温かい引きたての一番だしの美味しさを改めて感じていただきました。

ここで重要なのが「塩分濃度」。
最近では、ご自宅用にも塩分濃度計が販売されており、使われている一般家庭も徐々に増えてきています。

その人が「美味しい」と感じる塩分濃度は、育ってきた環境や家庭の味などにより人それぞれですが、一般的に「美味しい塩分濃度」というのは決まっています。
それが0.8%。これは人間の体液と同じ濃度で、これが一番美味しいと感じるとされています。
それよりも高い数値で「美味しい」と感じている場合、塩分の摂りすぎということになり、健康のためにはあまりよくありません。
健康な食生活を送れているかを確認するためにも、一度塩分濃度計で、自分の舌がどうか知る事が大事とご説明しました。

また、だしを継続的に摂取すると、舌が「うま味」を覚え、他の料理の中の「うま味」を見つけやすくなります。
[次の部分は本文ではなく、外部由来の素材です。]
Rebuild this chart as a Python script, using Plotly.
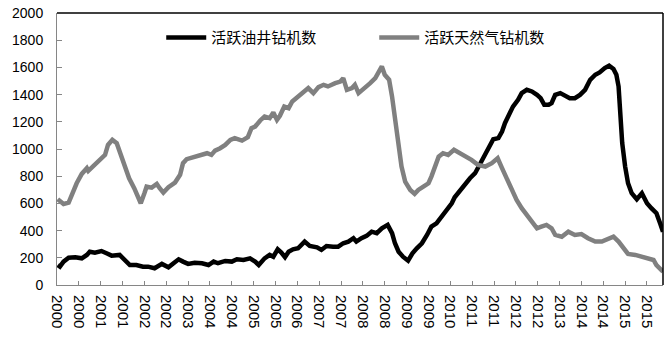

うま味を見つけると、濃い味付けでなくても「美味しい」という満足感を得られるため、健康的な食生活を実現することができるのです。
だしの継続的摂取が味覚のトレーニングにもなることをお伝えしました。

今回の講演では、歴史や食にまつわる小話を織り交ぜながら講演させていただき、受講者の方々も楽しんで聞いておられる方が多数だったように感じました。

質問タイムでは講義に対するお礼と、神宗について質問をいただきました。

講義後には様々な方からお礼を言っていただき、充実した時間だったことが伺えました。
大阪にあるメーカーとして、だしの素晴らしさを広めていく企業として、大阪の食文化の発展に少しでも貢献できるように、今後も積極的に講演活動を続けていきたいと思います。